In a political campaign, there is no more enticing target than high interest rates, and Ronald Reagan, John Anderson and Jimmy Carter have all been flailing away at them. For the first time in anyone's memory, as former Federal Reserve chairman Arthur F. Burns says, the nation is coming out of a recession with interest rates rising, and that spells trouble ahead.
It's not surprising that Carter took his frustrations out on the Fed. Everyone agress that rising interest rates are likely to abort any recovery in housing. And rising interest rates simply encourage the average person, already faciang staggering prices for Detroit's new line of cars, to try to make the old jalopy last a little longer.
But the chilling fact is that whatever one thinks of the Fed policy -- and there are solid grounds on which to be dubious -- President Carter offers no alternatives. After 3 1/2 years of vacillation, he still doesn't have a credible anti-inflation policy.

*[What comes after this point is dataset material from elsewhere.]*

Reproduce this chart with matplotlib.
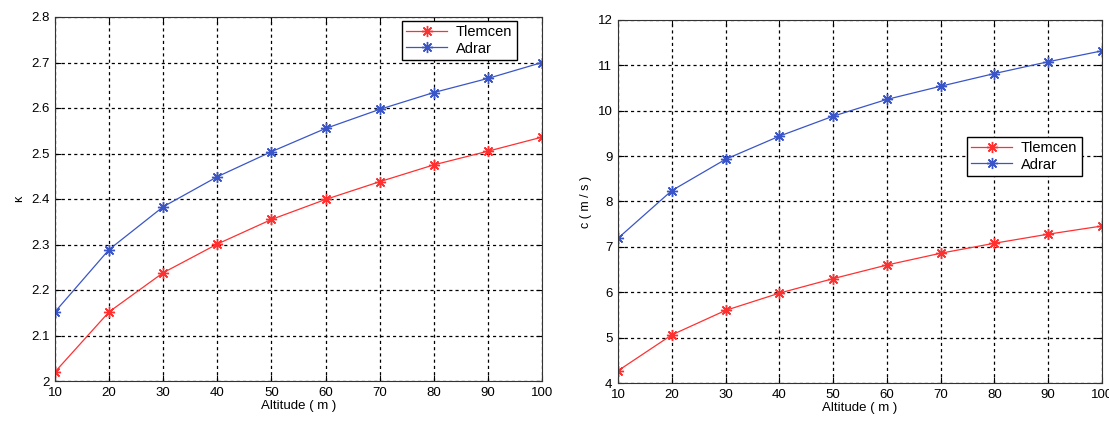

Fed Chairman Paul A. Volcker clearly would like help from both Carter and Congress (which acquiesces in a rising budget deficit). But the Fed faces an economy bouncing back from a briefer recession than had been anticipated, which raises inflationary expectations. And these expectations have led to some quick-on-the-trigger increases in commercial banks' lending rates.
A basic underlying problem is that the Fed last October -- in the wake of the massive speculation against the dollar -- enshrined the control of the money supply not only as the main policy target, but as the main symbol of whether it would be successful in controlling inflation.
Watch the money supply, Volcker would say, and don't worry so much about interest rates. In the real world, however, the money supply is not that easy to control, a fact Volcker had to admit the other day: "We have learned the spades this year."
But in the private credit markets, there has been a Pavlovian response to the money supply figures. With the religous fervor of monetarist theoreticians, the markets pore over the weekly money supply numbers.
Thus, Treasury 90-bill rates plummeted from 16-plus percent this past spring to 6.5 percent this summer, and back up to 11.5 percent a week ago when the money supply expanded rapidly, although no one, including the Fed, knows precisely why the money supply acted the way it did. There is something crazy in such a pattern, and Treasury Secretary G. William Miller was correct to complain about it.
One has to conclude that, overall, the Fed's effort to manage monetary policy exclusively by controlling the money supply is a failure. Volcker insists that in the long run, the Fed will in fact gain control over the money supply. But how long is the long run?
Defenders of the Fed will argue that it is still the only anti-inflation game in town: that without the measures put into effect last year, there might have been a total collapse of financial markets. Further, it will be said, any effort to force a moderation in the Fed's tight rein would set off a new attack on the dollar and a frenzy on Wall Street.
All of that may be so, but it's of small confort.
With the Fed's program in effect, the prospects ahead are just as discouraging. The price of adverting financial panic is continued high unemployment, slow (if any) growth -- in a word, permanent stagflation. It seems clear that the Fed is willing to accept another recession next year as the only way of whipping inflation.
The Carter administration must know that the only way to help the Fed is through some sort of government intervention to hold down wage and price increases. Privately, Volcker has been urging an incomes policy tied to any tax-cut proposal for next year.
But Carter's political advisors have vetoed this approach, fearing they will lose labor support. And Carter's economic advisers, led by Charles Schultze, see too many administrative problems with any of the schemes for using the tax system to moderate wages and prices.
Thus, we have an administration that, thankfully, is committed to be against a major recession, but also is against any useful form of wage and price controls. If it were leveling with the public, Carter would say: "We don't have any way of controlling inflation. Youl'll have to accept 10 percent or better inflation and interest rates for the foreseeable future."
But that wouldn't be politically astute. Instead, you had last week's dumping on the Fed.